-- START EXERCISE DATA --

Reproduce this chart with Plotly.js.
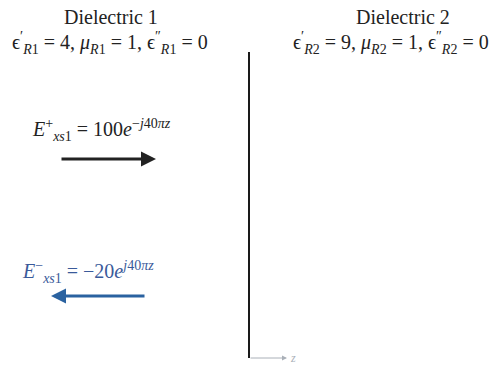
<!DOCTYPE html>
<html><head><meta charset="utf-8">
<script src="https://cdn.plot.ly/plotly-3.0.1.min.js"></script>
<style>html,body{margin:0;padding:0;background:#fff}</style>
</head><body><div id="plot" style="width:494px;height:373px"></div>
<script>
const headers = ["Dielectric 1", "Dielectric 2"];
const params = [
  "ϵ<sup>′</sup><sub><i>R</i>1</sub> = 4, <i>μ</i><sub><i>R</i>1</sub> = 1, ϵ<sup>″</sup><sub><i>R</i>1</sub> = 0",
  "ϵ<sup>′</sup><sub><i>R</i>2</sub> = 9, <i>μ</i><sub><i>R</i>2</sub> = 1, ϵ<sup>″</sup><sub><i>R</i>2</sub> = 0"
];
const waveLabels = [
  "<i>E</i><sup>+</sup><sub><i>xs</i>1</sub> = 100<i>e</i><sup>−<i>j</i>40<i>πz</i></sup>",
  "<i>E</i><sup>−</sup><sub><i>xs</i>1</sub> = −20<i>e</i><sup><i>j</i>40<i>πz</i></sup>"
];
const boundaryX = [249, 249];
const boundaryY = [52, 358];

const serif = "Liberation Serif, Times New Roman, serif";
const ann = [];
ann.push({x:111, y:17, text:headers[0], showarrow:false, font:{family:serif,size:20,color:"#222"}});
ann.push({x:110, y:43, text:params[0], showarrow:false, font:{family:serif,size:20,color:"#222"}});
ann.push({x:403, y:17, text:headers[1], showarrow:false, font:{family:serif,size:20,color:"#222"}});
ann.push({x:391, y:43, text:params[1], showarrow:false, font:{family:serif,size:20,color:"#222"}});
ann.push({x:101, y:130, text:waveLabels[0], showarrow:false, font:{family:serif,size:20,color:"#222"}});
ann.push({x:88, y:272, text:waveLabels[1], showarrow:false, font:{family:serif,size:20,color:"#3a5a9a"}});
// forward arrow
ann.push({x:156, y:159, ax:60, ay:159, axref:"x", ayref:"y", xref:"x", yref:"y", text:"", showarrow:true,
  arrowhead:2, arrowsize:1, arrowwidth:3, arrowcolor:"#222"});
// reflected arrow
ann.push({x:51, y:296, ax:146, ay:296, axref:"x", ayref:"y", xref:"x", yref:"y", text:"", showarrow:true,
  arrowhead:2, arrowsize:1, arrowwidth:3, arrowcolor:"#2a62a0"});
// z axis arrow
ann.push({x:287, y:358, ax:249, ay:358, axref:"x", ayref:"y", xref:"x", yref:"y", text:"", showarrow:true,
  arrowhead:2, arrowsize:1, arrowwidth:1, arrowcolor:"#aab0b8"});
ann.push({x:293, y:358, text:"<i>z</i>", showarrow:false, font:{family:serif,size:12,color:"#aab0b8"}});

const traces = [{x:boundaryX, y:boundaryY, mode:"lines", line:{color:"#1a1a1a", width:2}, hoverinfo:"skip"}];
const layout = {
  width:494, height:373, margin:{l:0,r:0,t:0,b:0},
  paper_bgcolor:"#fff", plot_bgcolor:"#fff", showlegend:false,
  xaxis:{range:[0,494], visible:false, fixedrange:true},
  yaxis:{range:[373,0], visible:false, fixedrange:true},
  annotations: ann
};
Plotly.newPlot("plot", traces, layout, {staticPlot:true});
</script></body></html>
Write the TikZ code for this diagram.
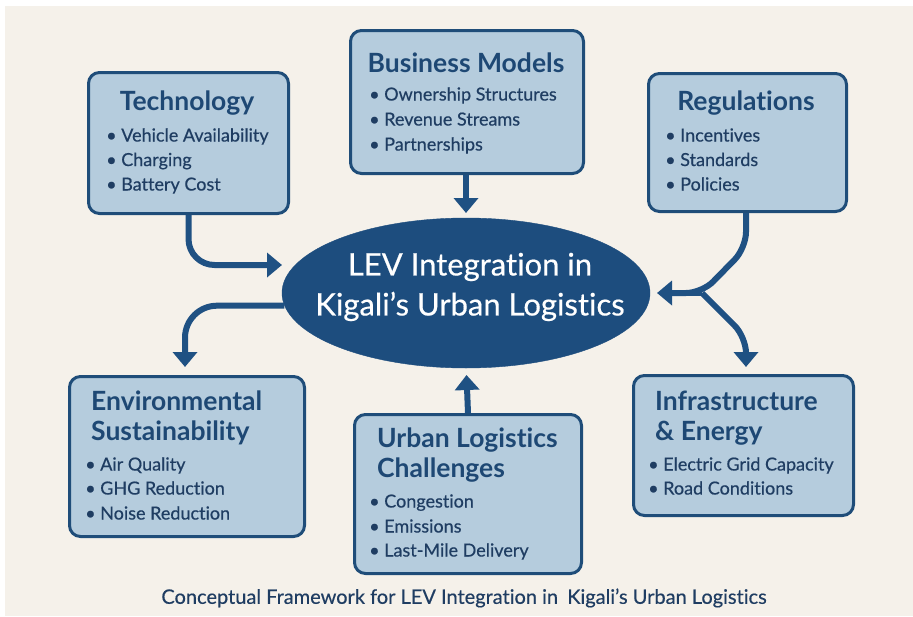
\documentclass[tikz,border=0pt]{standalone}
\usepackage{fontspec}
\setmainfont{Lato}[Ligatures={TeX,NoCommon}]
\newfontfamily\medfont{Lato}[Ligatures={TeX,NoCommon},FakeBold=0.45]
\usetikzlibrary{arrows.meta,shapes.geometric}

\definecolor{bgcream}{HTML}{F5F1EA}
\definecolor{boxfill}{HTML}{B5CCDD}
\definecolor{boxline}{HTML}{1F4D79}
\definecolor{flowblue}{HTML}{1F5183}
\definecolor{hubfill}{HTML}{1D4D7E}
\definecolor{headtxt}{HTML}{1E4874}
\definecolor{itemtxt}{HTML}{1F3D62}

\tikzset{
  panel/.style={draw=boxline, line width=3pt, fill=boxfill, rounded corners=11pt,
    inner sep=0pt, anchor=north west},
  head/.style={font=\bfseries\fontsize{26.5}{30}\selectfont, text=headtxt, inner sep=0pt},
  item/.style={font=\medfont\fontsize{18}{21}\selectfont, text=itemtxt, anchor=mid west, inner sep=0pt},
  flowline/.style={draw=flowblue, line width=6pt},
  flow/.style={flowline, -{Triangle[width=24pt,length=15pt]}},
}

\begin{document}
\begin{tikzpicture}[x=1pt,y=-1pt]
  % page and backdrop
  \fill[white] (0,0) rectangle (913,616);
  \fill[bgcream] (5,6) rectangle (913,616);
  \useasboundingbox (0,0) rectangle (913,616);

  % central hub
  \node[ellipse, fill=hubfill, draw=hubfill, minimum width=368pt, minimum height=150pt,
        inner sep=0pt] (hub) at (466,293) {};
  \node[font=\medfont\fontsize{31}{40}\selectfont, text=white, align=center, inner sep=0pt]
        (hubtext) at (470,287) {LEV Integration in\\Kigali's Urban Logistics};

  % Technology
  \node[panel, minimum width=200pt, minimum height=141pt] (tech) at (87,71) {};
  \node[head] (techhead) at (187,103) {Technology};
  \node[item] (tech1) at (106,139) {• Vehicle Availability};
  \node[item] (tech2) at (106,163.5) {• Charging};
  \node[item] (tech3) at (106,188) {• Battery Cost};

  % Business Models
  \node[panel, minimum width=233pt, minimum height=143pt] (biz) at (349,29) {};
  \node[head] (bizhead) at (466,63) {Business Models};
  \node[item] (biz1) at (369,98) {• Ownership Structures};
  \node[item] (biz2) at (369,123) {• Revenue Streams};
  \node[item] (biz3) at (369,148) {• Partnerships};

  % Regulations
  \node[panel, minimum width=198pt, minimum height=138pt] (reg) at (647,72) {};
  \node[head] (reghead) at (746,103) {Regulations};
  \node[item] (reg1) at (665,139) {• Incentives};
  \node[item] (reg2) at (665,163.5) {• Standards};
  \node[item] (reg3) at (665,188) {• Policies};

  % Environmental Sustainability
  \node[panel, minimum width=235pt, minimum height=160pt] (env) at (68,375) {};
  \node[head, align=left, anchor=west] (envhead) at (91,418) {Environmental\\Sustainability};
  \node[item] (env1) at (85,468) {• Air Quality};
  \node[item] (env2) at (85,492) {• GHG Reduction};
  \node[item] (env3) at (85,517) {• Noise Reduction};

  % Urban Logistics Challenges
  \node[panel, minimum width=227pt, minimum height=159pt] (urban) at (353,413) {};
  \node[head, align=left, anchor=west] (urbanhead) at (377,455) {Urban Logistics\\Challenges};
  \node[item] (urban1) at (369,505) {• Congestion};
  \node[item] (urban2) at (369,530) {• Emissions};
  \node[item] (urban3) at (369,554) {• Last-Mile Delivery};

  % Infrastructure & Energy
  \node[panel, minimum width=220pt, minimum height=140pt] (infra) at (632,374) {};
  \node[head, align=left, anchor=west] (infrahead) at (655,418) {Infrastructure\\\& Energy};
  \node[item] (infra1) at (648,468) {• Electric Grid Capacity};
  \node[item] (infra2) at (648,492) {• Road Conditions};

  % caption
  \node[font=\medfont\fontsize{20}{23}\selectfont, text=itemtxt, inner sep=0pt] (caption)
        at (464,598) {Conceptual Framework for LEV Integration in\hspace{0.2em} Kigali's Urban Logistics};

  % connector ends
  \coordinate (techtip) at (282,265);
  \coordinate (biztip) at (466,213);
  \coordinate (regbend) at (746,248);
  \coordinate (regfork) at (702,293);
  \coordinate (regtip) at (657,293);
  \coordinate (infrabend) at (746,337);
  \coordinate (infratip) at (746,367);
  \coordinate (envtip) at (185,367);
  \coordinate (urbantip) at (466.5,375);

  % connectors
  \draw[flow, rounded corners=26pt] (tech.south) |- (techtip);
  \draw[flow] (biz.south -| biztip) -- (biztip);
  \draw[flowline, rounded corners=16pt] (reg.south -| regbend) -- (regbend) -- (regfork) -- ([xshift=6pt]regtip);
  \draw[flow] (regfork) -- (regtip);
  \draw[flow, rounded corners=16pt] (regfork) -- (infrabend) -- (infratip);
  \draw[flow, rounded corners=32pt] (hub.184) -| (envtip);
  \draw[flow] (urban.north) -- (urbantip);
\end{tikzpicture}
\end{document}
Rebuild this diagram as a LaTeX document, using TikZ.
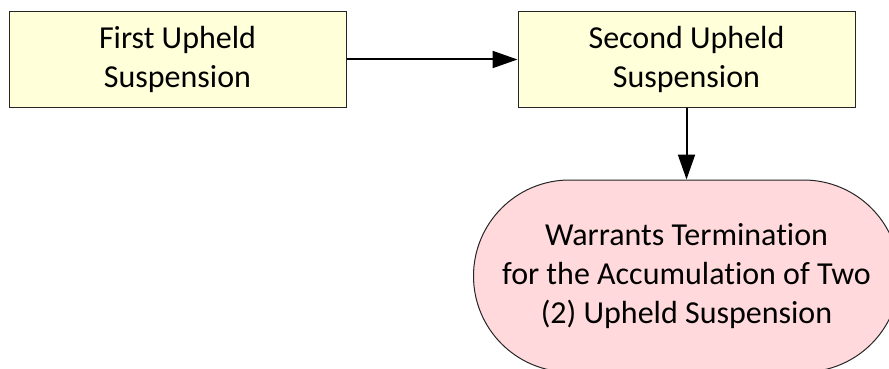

-- END EXERCISE DATA --

* [YOUR INSTRUCTIONS]: Please give again the entries word for word, starting at the first line and ending with the line that contains "const boundaryY = [52, 358];"; include both of those lines but none of the pictures.

* [EXERCISE RESPONSE]:
Reproduce this chart with Plotly.js.
<!DOCTYPE html>
<html><head><meta charset="utf-8">
<script src="https://cdn.plot.ly/plotly-3.0.1.min.js"></script>
<style>html,body{margin:0;padding:0;background:#fff}</style>
</head><body><div id="plot" style="width:494px;height:373px"></div>
<script>
const headers = ["Dielectric 1", "Dielectric 2"];
const params = [
  "ϵ<sup>′</sup><sub><i>R</i>1</sub> = 4, <i>μ</i><sub><i>R</i>1</sub> = 1, ϵ<sup>″</sup><sub><i>R</i>1</sub> = 0",
  "ϵ<sup>′</sup><sub><i>R</i>2</sub> = 9, <i>μ</i><sub><i>R</i>2</sub> = 1, ϵ<sup>″</sup><sub><i>R</i>2</sub> = 0"
];
const waveLabels = [
  "<i>E</i><sup>+</sup><sub><i>xs</i>1</sub> = 100<i>e</i><sup>−<i>j</i>40<i>πz</i></sup>",
  "<i>E</i><sup>−</sup><sub><i>xs</i>1</sub> = −20<i>e</i><sup><i>j</i>40<i>πz</i></sup>"
];
const boundaryX = [249, 249];
const boundaryY = [52, 358];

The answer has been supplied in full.